Qual è stata la prima fatica di Eracle? Il racconto del leone di Nemea
Nel cuore del Peloponneso, tra i monti Treto e Apesanta, si trovava una grotta temuta da tutti: era la tana di un terribile leone, nato da Echidna e Orto, figlio del mostruoso Tifone. La creatura, considerata invulnerabile, scendeva nella valle di Nemea seminando distruzione tra uomini e animali. Secondo una leggenda, era stata inviata dagli dei per punire gli abitanti di Bendis, colpevoli di aver trascurato i rituali sacri.
Un’altra versione racconta che il leone fosse stato generato da Selene, la dea della Luna, e poi scagliato giù dal monte di Nemea per volere di Era.
Qualunque fosse l’origine della bestia, Euristeo ordinò a Eracle di affrontarla come sua prima grande impresa. L’eroe si mise in cammino, armato di spada, arco e frecce. Durante il tragitto incontrò un uomo di nome Molorco, che aveva perso il figlio e le greggi proprio a causa della belva.

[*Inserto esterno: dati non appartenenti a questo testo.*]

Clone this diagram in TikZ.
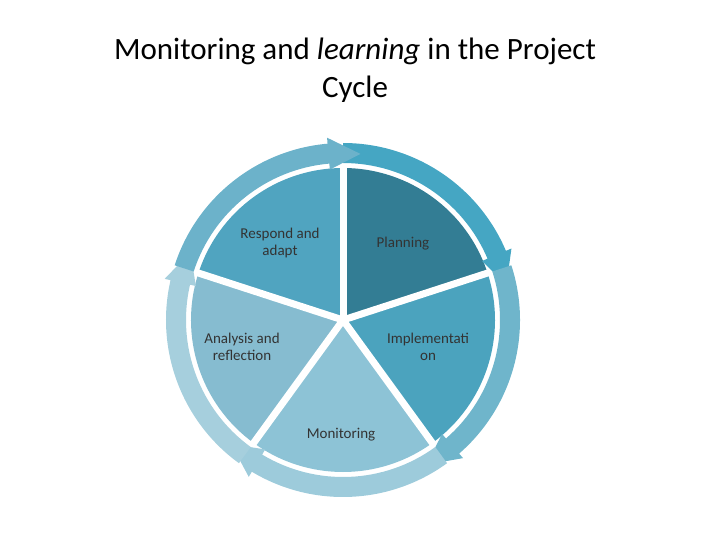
\documentclass[tikz,border=0pt]{standalone}
\usepackage{fontspec}
\setmainfont{Carlito}
\usetikzlibrary{calc}
\begin{document}
\begin{tikzpicture}[x=1pt,y=-1pt,
  lbl/.style={font=\fontsize{15}{17}\selectfont,align=center,text=black!80}]
\useasboundingbox (0,0) rectangle (720,540);
\coordinate (c) at (343,320);
\def\wr{152}\def\ri{157}\def\ro{177}
\foreach \k/\wc/\ac in {0/337D94/45A6C3,1/4BA3BE/6FB5CB,2/8DC3D6/9DCBDB,3/86BCD0/A6CFDD,4/50A4C0/6CB2CA}{
  \pgfmathsetmacro{\s}{-90+72*\k}
  \pgfmathsetmacro{\e}{\s+72}
  \definecolor{wcol}{HTML}{\wc}\definecolor{acol}{HTML}{\ac}
  \fill[wcol] (c) -- ++(\s:\wr) arc[start angle=\s,end angle=\e,radius=\wr] -- cycle;
  \pgfmathsetmacro{\hs}{\e-5}
  \pgfmathsetmacro{\ht}{\e+6}
  \fill[acol] ($(c)+(\s:\ri)$) arc[start angle=\s,end angle=\hs,radius=\ri]
     -- ($(c)+(\hs:\ri-6)$) -- ($(c)+(\ht:{(\ri+\ro)/2})$) -- ($(c)+(\hs:\ro+6)$)
     -- ($(c)+(\hs:\ro)$) arc[start angle=\hs,end angle=\s,radius=\ro] -- cycle;
}
\foreach \k in {0,...,4}{
  \pgfmathsetmacro{\s}{-90+72*\k}
  \draw[white,line width=7pt] (c) -- ++(\s:\wr+2);
}
\node[font=\fontsize{31}{38}\selectfont,align=center] (title) at (355,70) {Monitoring and \textit{learning} in the Project\\Cycle};
\node[lbl] (r) at (280,243) {Respond and\\adapt};
\node[lbl] (p) at (403,244) {Planning};
\node[lbl] (a) at (242,347) {Analysis and\\reflection};
\node[lbl] (i) at (428,347) {Implementati\\on};
\node[lbl] (m) at (341,435) {Monitoring};
\end{tikzpicture}
\end{document}
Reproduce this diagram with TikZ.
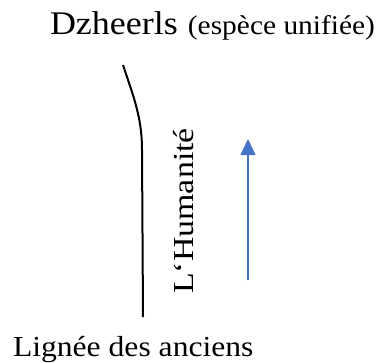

Quando Eracle gli spiegò la sua missione, Molorco fu così colpito da voler sacrificare il suo unico ariete in suo onore. Ma l’eroe rifiutò, proponendo di rimandare il sacrificio di un mese: se fosse tornato vivo, lo avrebbero offerto a Zeus; in caso contrario, lo si sarebbe fatto in memoria dell’eroe caduto.
Proseguendo il viaggio, Eracle scorse il leone e cercò di colpirlo con le frecce, ma la pelle dell’animale era impenetrabile. Provò allora con la spada e con la clava, ma senza successo. Alla fine, i due si affrontarono corpo a corpo in uno scontro violento. Dopo una lunga lotta, Eracle riuscì a stringere tra le braccia il collo del leone e a soffocarlo con la sola forza delle sue mani. Non riportò neanche un graffio.
Caricatosi la belva sulle spalle, tornò da Molorco e insieme offrirono l’ariete promesso a Zeus. In onore della vittoria, Eracle istituì delle gare atletiche a Nemea.
Con il leone ancora in spalla, l’eroe si diresse a Micene per mostrare il risultato della sua impresa a Euristeo. Alla vista della bestia, il re fu preso dal terrore e dallo stupore, tanto da proibire a Eracle di entrare di nuovo in città: da quel momento, gli avrebbe ordinato di esibire i suoi trofei fuori dalle mura.
Eracle tenne con sé la pelle del leone e cominciò a indossarla sempre: usava la testa dell’animale come elmo e il corpo come armatura. Secondo alcuni, non si trattava solo di protezione, ma anche di un simbolo sacro o di un talismano contro le forze maligne.
L’uccisione del leone rappresenta la prima delle dodici fatiche di Eracle, un racconto mitico ricco di significato, che esalta la forza e il coraggio dell’uomo di fronte all’impossibile.